この「暫定基準」というのが明らかにおかしい。これがどのようにして決められたかというと実は何の根拠もないのだ。まさかほうれん草を食って実験するわけにも行かないし、事故による記録もそんなに事例があるわけではない。だから1986年に必要が生じたときに「識者」を集めて適当に決めた値だ。

1986年にチェルノブイリ事故が起こったとき、農産物の輸入に検査値基準を適用した。ウクライナの農民が出荷に困ろうが知ったことではない。なるべく厳しく決めてしまえということになった。

当時、ソ連の原子炉と日本の原子炉は根本的に異なり、チェルノブイリは日本の原子炉と関係がないと宣伝され、チェルノブイリ事故に関しては大きく被害を強調することが推奨された。ウクライナの野菜は基準値に引っかかったほうが良かったのだ。1976年のスリーマイル事故の時はかなり扱いが異なる。この時はアメリカからの輸入野菜について何の議論もされなかった。

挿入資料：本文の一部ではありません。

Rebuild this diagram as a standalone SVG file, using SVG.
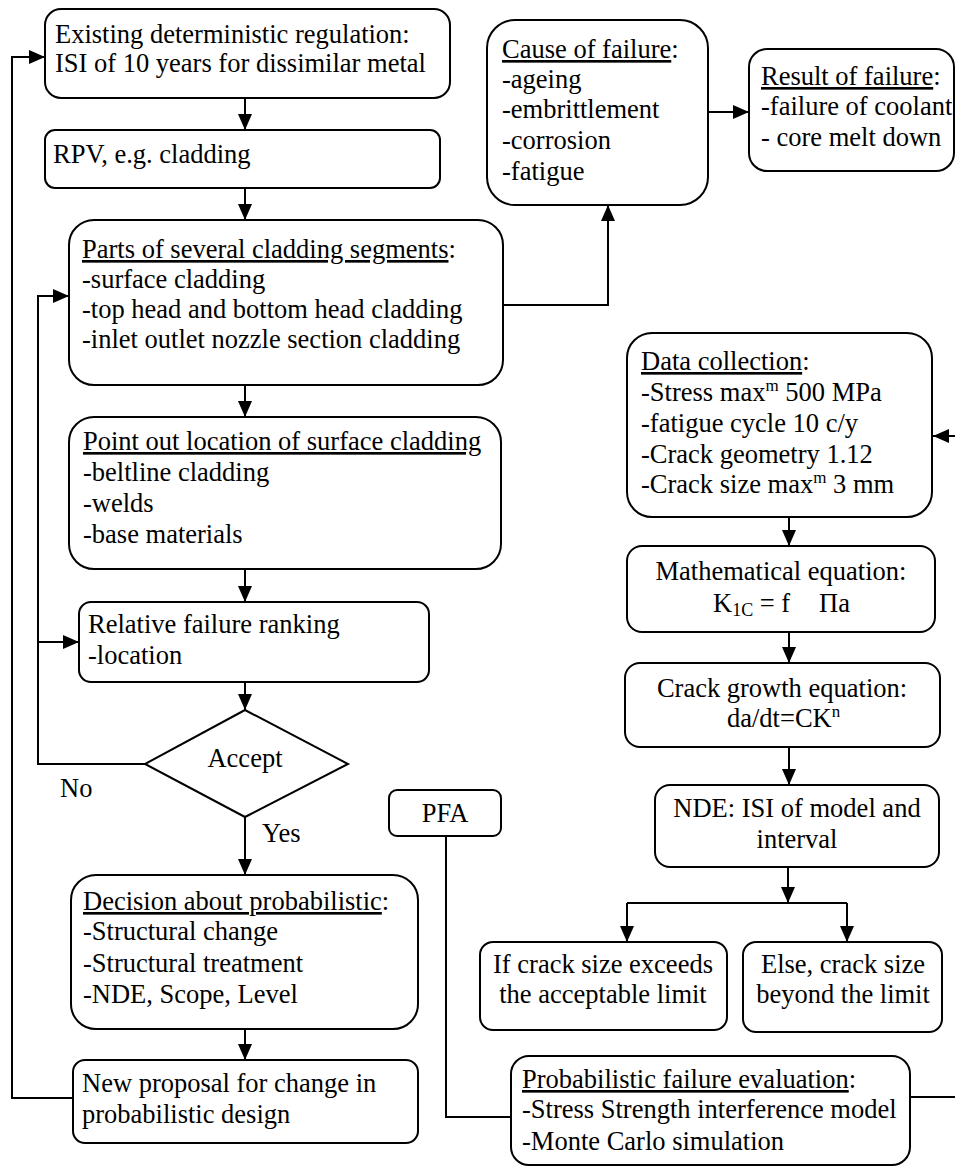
<svg xmlns="http://www.w3.org/2000/svg" width="955" height="1168" viewBox="0 0 955 1168" font-family="'Liberation Serif', 'DejaVu Serif', serif">
<style>
text{font-family:'Liberation Serif','Times New Roman','DejaVu Serif',serif;font-size:26.5px;fill:#000}
.c{text-anchor:middle}
.u{text-decoration:underline}
.sup{font-size:17px}
.box{fill:#fff;stroke:#000;stroke-width:2}
.ln{fill:none;stroke:#000;stroke-width:2}
</style>
<defs>
<marker id="ah" markerUnits="userSpaceOnUse" markerWidth="16" markerHeight="14" refX="16" refY="7" orient="auto">
<path d="M0,0 L16,7 L0,14 z" fill="#000"/>
</marker>
</defs>
<rect width="955" height="1168" fill="#fff"/>
<g id="connectors">
<path class="ln" d="M245,98 V130" marker-end="url(#ah)"/>
<path class="ln" d="M245,188 V220" marker-end="url(#ah)"/>
<path class="ln" d="M503,305 H608 V205" marker-end="url(#ah)"/>
<path class="ln" d="M708,112 H749" marker-end="url(#ah)"/>
<path class="ln" d="M245,385 V417" marker-end="url(#ah)"/>
<path class="ln" d="M245,569 V602" marker-end="url(#ah)"/>
<path class="ln" d="M245,682 V710" marker-end="url(#ah)"/>
<path class="ln" d="M245,817 V875" marker-end="url(#ah)"/>
<path class="ln" d="M245,1029 V1060" marker-end="url(#ah)"/>
<path class="ln" d="M145,764 H38 V296 H69" marker-end="url(#ah)"/>
<path class="ln" d="M38,642 H79" marker-end="url(#ah)"/>
<path class="ln" d="M73,1098 H12 V57 H45" marker-end="url(#ah)"/>
<path class="ln" d="M955,436 H933" marker-end="url(#ah)"/>
<path class="ln" d="M789,517 V546" marker-end="url(#ah)"/>
<path class="ln" d="M789,632 V663" marker-end="url(#ah)"/>
<path class="ln" d="M789,747 V785" marker-end="url(#ah)"/>
<path class="ln" d="M788,867 V903" marker-end="url(#ah)"/>
<path class="ln" d="M627,903 H847"/>
<path class="ln" d="M627,903 V942" marker-end="url(#ah)"/>
<path class="ln" d="M847,903 V942" marker-end="url(#ah)"/>
<path class="ln" d="M446,836 V1117 H511"/>
<path class="ln" d="M910,1097 H955"/>
</g>
<g id="existing">
<rect class="box" x="45" y="9" width="405" height="89" rx="16"/>
<text x="55" y="43">Existing deterministic regulation:</text>
<text x="55" y="72">ISI of 10 years for dissimilar metal</text>
</g>
<g id="rpv">
<rect class="box" x="45" y="130" width="395" height="58" rx="10"/>
<text x="53" y="163">RPV, e.g. cladding</text>
</g>
<g id="parts">
<rect class="box" x="69" y="220" width="434" height="165" rx="25"/>
<text x="82" y="258"><tspan class="u">Parts of several cladding segments</tspan>:</text>
<text x="82" y="288">-surface cladding</text>
<text x="82" y="318">-top head and bottom head cladding</text>
<text x="82" y="348">-inlet outlet nozzle section cladding</text>
</g>
<g id="cause">
<rect class="box" x="487" y="20" width="221" height="185" rx="28"/>
<text x="502" y="58"><tspan class="u">Cause of failure</tspan>:</text>
<text x="502" y="88">-ageing</text>
<text x="502" y="118">-embrittlement</text>
<text x="502" y="149">-corrosion</text>
<text x="502" y="180">-fatigue</text>
</g>
<g id="result">
<rect class="box" x="749" y="49" width="205" height="122" rx="18"/>
<text x="761" y="85"><tspan class="u">Result of failure</tspan>:</text>
<text x="761" y="115">-failure of coolant</text>
<text x="761" y="146">- core melt down</text>
</g>
<g id="location">
<rect class="box" x="69" y="417" width="432" height="152" rx="25"/>
<text x="83" y="450"><tspan class="u">Point out location of surface cladding</tspan></text>
<text x="83" y="481">-beltline cladding</text>
<text x="83" y="512">-welds</text>
<text x="83" y="543">-base materials</text>
</g>
<g id="ranking">
<rect class="box" x="79" y="602" width="350" height="80" rx="12"/>
<text x="88" y="633">Relative failure ranking</text>
<text x="88" y="664">-location</text>
</g>
<g id="accept">
<path class="box" d="M245,710 L348,764 L245,817 L145,764 Z"/>
<text class="c" x="245" y="767">Accept</text>
<text x="60" y="797">No</text>
<text x="262" y="842">Yes</text>
</g>
<g id="decision">
<rect class="box" x="71" y="875" width="347" height="154" rx="25"/>
<text x="83" y="910"><tspan class="u">Decision about probabilistic</tspan>:</text>
<text x="83" y="940">-Structural change</text>
<text x="83" y="972">-Structural treatment</text>
<text x="83" y="1003">-NDE, Scope, Level</text>
</g>
<g id="proposal">
<rect class="box" x="73" y="1060" width="345" height="83" rx="12"/>
<text x="82" y="1092">New proposal for change in</text>
<text x="82" y="1123">probabilistic design</text>
</g>
<g id="data">
<rect class="box" x="627" y="333" width="305" height="184" rx="25"/>
<text x="641" y="370"><tspan class="u">Data collection</tspan>:</text>
<text x="641" y="401">-Stress max<tspan class="sup" dy="-10">m</tspan><tspan dy="10"> 500 MPa</tspan></text>
<text x="641" y="432">-fatigue cycle 10 c/y</text>
<text x="641" y="463">-Crack geometry 1.12</text>
<text x="641" y="493">-Crack size max<tspan class="sup" dy="-10">m</tspan><tspan dy="10"> 3 mm</tspan></text>
</g>
<g id="math">
<rect class="box" x="627" y="546" width="308" height="86" rx="15"/>
<text class="c" x="781" y="580">Mathematical equation:</text>
<text x="713" y="612">K<tspan font-size="18" dy="4">1C</tspan><tspan dy="-4"> = f</tspan><tspan x="819">Πa</tspan></text>
</g>
<g id="growth">
<rect class="box" x="625" y="663" width="315" height="84" rx="15"/>
<text class="c" x="782" y="697">Crack growth equation:</text>
<text x="727" y="727">da/dt=CK<tspan class="sup" dy="-10">n</tspan></text>
</g>
<g id="nde">
<rect class="box" x="655" y="785" width="284" height="82" rx="15"/>
<text class="c" x="797" y="817">NDE: ISI of model and</text>
<text class="c" x="797" y="848">interval</text>
</g>
<g id="exceeds">
<rect class="box" x="480" y="942" width="247" height="88" rx="13"/>
<text class="c" x="603" y="973">If crack size exceeds</text>
<text class="c" x="603" y="1003">the acceptable limit</text>
</g>
<g id="beyond">
<rect class="box" x="743" y="942" width="199" height="90" rx="13"/>
<text class="c" x="843" y="973">Else, crack size</text>
<text class="c" x="843" y="1003">beyond the limit</text>
</g>
<g id="pfa">
<rect class="box" x="389" y="790" width="112" height="46" rx="8"/>
<text class="c" x="445" y="822">PFA</text>
</g>
<g id="pfe">
<rect class="box" x="511" y="1056" width="399" height="109" rx="18"/>
<text x="522" y="1088"><tspan class="u">Probabilistic failure evaluation</tspan>:</text>
<text x="522" y="1118">-Stress Strength interference model</text>
<text x="522" y="1150">-Monte Carlo simulation</text>
</g>
</svg>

国内の基準については正式に議論されたことは無く、輸入制限値がそのまま暫定基準として使われることになった。国内でも温泉などで放射線のかかる野菜もあるのだが、まあこのくらいなら引っかかることがないだろうということで引き継がれた。原発事故の場合など想定していない。だからちぐはぐな値のままなのだ。

そういったいい加減な政治のあおりで風評被害を受ける農民はたまったものではないだろう。振り回される消費者も同様だ。